— start of Material shown —

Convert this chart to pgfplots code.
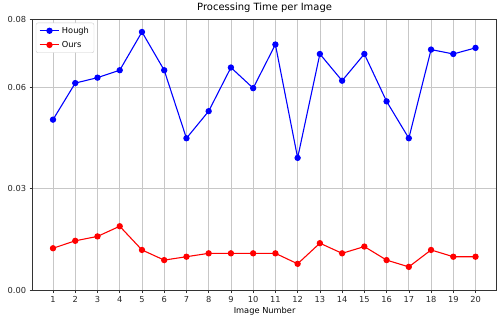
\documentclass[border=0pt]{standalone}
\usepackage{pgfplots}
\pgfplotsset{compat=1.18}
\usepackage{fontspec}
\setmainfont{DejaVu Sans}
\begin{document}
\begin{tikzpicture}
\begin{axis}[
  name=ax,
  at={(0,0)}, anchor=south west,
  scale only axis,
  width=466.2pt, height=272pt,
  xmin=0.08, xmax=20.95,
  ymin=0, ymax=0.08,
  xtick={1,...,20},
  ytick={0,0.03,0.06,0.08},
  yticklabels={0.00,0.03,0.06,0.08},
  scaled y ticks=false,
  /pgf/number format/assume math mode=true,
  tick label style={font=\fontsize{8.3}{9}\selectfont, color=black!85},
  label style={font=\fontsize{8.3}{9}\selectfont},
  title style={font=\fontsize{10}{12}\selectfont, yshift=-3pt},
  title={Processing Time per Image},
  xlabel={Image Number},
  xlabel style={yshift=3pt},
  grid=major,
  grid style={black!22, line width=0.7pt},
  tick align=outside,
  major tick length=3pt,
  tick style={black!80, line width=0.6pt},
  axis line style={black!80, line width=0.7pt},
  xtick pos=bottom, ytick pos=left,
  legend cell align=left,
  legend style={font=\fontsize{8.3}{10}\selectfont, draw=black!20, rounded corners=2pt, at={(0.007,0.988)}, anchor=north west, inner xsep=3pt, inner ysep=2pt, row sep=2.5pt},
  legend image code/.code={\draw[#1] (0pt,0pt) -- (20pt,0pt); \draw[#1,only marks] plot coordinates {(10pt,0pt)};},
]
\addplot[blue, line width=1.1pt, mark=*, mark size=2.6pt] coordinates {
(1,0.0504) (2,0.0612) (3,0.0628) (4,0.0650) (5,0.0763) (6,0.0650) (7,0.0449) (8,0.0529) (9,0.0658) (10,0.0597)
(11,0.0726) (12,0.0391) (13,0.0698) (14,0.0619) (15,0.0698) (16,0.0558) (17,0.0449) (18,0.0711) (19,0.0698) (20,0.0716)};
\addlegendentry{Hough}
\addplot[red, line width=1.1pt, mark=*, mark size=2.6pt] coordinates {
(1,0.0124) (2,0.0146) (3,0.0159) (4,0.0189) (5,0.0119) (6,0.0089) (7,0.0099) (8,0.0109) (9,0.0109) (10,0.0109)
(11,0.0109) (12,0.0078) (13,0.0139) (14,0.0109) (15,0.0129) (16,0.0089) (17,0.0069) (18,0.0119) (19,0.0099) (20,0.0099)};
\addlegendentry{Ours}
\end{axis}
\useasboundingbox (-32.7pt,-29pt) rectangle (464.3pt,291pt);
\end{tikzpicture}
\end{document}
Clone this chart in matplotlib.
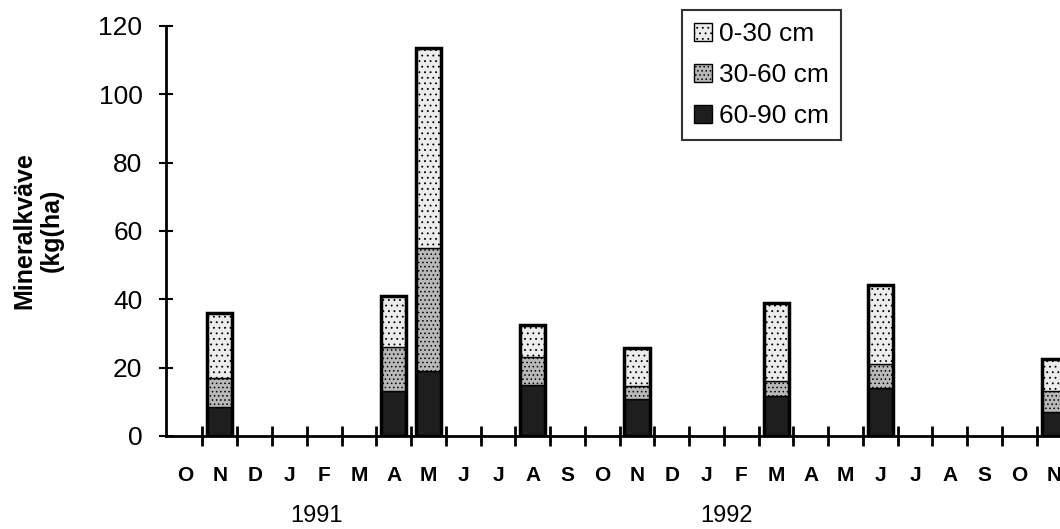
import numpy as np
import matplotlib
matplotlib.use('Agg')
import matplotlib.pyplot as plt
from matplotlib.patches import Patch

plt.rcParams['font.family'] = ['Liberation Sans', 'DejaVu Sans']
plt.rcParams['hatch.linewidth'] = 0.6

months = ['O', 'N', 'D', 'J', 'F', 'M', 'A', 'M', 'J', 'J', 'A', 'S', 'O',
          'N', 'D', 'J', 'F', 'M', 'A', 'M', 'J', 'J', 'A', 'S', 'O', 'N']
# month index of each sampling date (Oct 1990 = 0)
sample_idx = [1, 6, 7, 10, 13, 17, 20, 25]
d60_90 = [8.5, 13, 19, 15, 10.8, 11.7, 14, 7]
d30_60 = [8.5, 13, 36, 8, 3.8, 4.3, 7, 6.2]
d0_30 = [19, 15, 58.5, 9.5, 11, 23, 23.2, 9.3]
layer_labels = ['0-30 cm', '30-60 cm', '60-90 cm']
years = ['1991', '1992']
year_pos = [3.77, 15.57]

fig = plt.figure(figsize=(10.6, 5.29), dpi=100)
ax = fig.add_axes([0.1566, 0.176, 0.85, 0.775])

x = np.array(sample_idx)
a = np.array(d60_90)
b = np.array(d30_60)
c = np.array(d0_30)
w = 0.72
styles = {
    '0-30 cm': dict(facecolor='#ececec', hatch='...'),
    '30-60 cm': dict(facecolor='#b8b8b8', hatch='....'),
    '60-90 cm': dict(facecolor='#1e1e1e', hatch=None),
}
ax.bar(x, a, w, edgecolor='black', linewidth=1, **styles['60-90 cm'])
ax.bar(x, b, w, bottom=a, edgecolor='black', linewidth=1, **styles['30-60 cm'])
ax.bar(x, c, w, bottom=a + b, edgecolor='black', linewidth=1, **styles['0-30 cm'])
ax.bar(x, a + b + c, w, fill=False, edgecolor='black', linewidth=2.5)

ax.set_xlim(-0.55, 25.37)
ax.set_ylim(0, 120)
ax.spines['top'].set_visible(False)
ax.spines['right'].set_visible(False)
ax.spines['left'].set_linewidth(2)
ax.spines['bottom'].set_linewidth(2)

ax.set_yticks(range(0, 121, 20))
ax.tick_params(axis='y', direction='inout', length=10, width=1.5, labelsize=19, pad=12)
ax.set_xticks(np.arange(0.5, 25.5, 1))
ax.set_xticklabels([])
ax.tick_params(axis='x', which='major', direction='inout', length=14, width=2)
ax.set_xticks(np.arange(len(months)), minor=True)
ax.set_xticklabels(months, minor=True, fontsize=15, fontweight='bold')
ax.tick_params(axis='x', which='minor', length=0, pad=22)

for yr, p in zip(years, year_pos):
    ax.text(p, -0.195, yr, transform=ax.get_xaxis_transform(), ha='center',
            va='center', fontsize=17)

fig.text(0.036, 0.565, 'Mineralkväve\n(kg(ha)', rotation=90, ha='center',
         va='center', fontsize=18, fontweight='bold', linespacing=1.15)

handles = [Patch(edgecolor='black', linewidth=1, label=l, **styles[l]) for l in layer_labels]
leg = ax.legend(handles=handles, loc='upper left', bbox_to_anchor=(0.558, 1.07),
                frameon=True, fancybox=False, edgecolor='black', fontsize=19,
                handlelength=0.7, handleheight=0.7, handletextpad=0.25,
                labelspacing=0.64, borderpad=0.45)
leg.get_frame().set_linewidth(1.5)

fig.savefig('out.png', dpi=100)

— end of Material shown —

## Task prompt
Skip the pictures and transcribe the rest of the records exactly.

## Answer to the exercise
Convert this chart to pgfplots code.
\documentclass[border=0pt]{standalone}
\usepackage{pgfplots}
\pgfplotsset{compat=1.18}
\usepackage{fontspec}
\setmainfont{DejaVu Sans}
\begin{document}
\begin{tikzpicture}
\begin{axis}[
  name=ax,
  at={(0,0)}, anchor=south west,
  scale only axis,
  width=466.2pt, height=272pt,
  xmin=0.08, xmax=20.95,
  ymin=0, ymax=0.08,
  xtick={1,...,20},
  ytick={0,0.03,0.06,0.08},
  yticklabels={0.00,0.03,0.06,0.08},
  scaled y ticks=false,
  /pgf/number format/assume math mode=true,
  tick label style={font=\fontsize{8.3}{9}\selectfont, color=black!85},
  label style={font=\fontsize{8.3}{9}\selectfont},
  title style={font=\fontsize{10}{12}\selectfont, yshift=-3pt},
  title={Processing Time per Image},
  xlabel={Image Number},
  xlabel style={yshift=3pt},
  grid=major,
  grid style={black!22, line width=0.7pt},
  tick align=outside,
  major tick length=3pt,
  tick style={black!80, line width=0.6pt},
  axis line style={black!80, line width=0.7pt},
  xtick pos=bottom, ytick pos=left,
  legend cell align=left,
  legend style={font=\fontsize{8.3}{10}\selectfont, draw=black!20, rounded corners=2pt, at={(0.007,0.988)}, anchor=north west, inner xsep=3pt, inner ysep=2pt, row sep=2.5pt},
  legend image code/.code={\draw[#1] (0pt,0pt) -- (20pt,0pt); \draw[#1,only marks] plot coordinates {(10pt,0pt)};},
]
\addplot[blue, line width=1.1pt, mark=*, mark size=2.6pt] coordinates {
(1,0.0504) (2,0.0612) (3,0.0628) (4,0.0650) (5,0.0763) (6,0.0650) (7,0.0449) (8,0.0529) (9,0.0658) (10,0.0597)
(11,0.0726) (12,0.0391) (13,0.0698) (14,0.0619) (15,0.0698) (16,0.0558) (17,0.0449) (18,0.0711) (19,0.0698) (20,0.0716)};
\addlegendentry{Hough}
\addplot[red, line width=1.1pt, mark=*, mark size=2.6pt] coordinates {
(1,0.0124) (2,0.0146) (3,0.0159) (4,0.0189) (5,0.0119) (6,0.0089) (7,0.0099) (8,0.0109) (9,0.0109) (10,0.0109)
(11,0.0109) (12,0.0078) (13,0.0139) (14,0.0109) (15,0.0129) (16,0.0089) (17,0.0069) (18,0.0119) (19,0.0099) (20,0.0099)};
\addlegendentry{Ours}
\end{axis}
\useasboundingbox (-32.7pt,-29pt) rectangle (464.3pt,291pt);
\end{tikzpicture}
\end{document}
Clone this chart in matplotlib.
import numpy as np
import matplotlib
matplotlib.use('Agg')
import matplotlib.pyplot as plt
from matplotlib.patches import Patch

plt.rcParams['font.family'] = ['Liberation Sans', 'DejaVu Sans']
plt.rcParams['hatch.linewidth'] = 0.6

months = ['O', 'N', 'D', 'J', 'F', 'M', 'A', 'M', 'J', 'J', 'A', 'S', 'O',
          'N', 'D', 'J', 'F', 'M', 'A', 'M', 'J', 'J', 'A', 'S', 'O', 'N']
# month index of each sampling date (Oct 1990 = 0)
sample_idx = [1, 6, 7, 10, 13, 17, 20, 25]
d60_90 = [8.5, 13, 19, 15, 10.8, 11.7, 14, 7]
d30_60 = [8.5, 13, 36, 8, 3.8, 4.3, 7, 6.2]
d0_30 = [19, 15, 58.5, 9.5, 11, 23, 23.2, 9.3]
layer_labels = ['0-30 cm', '30-60 cm', '60-90 cm']
years = ['1991', '1992']
year_pos = [3.77, 15.57]

fig = plt.figure(figsize=(10.6, 5.29), dpi=100)
ax = fig.add_axes([0.1566, 0.176, 0.85, 0.775])

x = np.array(sample_idx)
a = np.array(d60_90)
b = np.array(d30_60)
c = np.array(d0_30)
w = 0.72
styles = {
    '0-30 cm': dict(facecolor='#ececec', hatch='...'),
    '30-60 cm': dict(facecolor='#b8b8b8', hatch='....'),
    '60-90 cm': dict(facecolor='#1e1e1e', hatch=None),
}
ax.bar(x, a, w, edgecolor='black', linewidth=1, **styles['60-90 cm'])
ax.bar(x, b, w, bottom=a, edgecolor='black', linewidth=1, **styles['30-60 cm'])
ax.bar(x, c, w, bottom=a + b, edgecolor='black', linewidth=1, **styles['0-30 cm'])
ax.bar(x, a + b + c, w, fill=False, edgecolor='black', linewidth=2.5)

ax.set_xlim(-0.55, 25.37)
ax.set_ylim(0, 120)
ax.spines['top'].set_visible(False)
ax.spines['right'].set_visible(False)
ax.spines['left'].set_linewidth(2)
ax.spines['bottom'].set_linewidth(2)

ax.set_yticks(range(0, 121, 20))
ax.tick_params(axis='y', direction='inout', length=10, width=1.5, labelsize=19, pad=12)
ax.set_xticks(np.arange(0.5, 25.5, 1))
ax.set_xticklabels([])
ax.tick_params(axis='x', which='major', direction='inout', length=14, width=2)
ax.set_xticks(np.arange(len(months)), minor=True)
ax.set_xticklabels(months, minor=True, fontsize=15, fontweight='bold')
ax.tick_params(axis='x', which='minor', length=0, pad=22)

for yr, p in zip(years, year_pos):
    ax.text(p, -0.195, yr, transform=ax.get_xaxis_transform(), ha='center',
            va='center', fontsize=17)

fig.text(0.036, 0.565, 'Mineralkväve\n(kg(ha)', rotation=90, ha='center',
         va='center', fontsize=18, fontweight='bold', linespacing=1.15)

handles = [Patch(edgecolor='black', linewidth=1, label=l, **styles[l]) for l in layer_labels]
leg = ax.legend(handles=handles, loc='upper left', bbox_to_anchor=(0.558, 1.07),
                frameon=True, fancybox=False, edgecolor='black', fontsize=19,
                handlelength=0.7, handleheight=0.7, handletextpad=0.25,
                labelspacing=0.64, borderpad=0.45)
leg.get_frame().set_linewidth(1.5)

fig.savefig('out.png', dpi=100)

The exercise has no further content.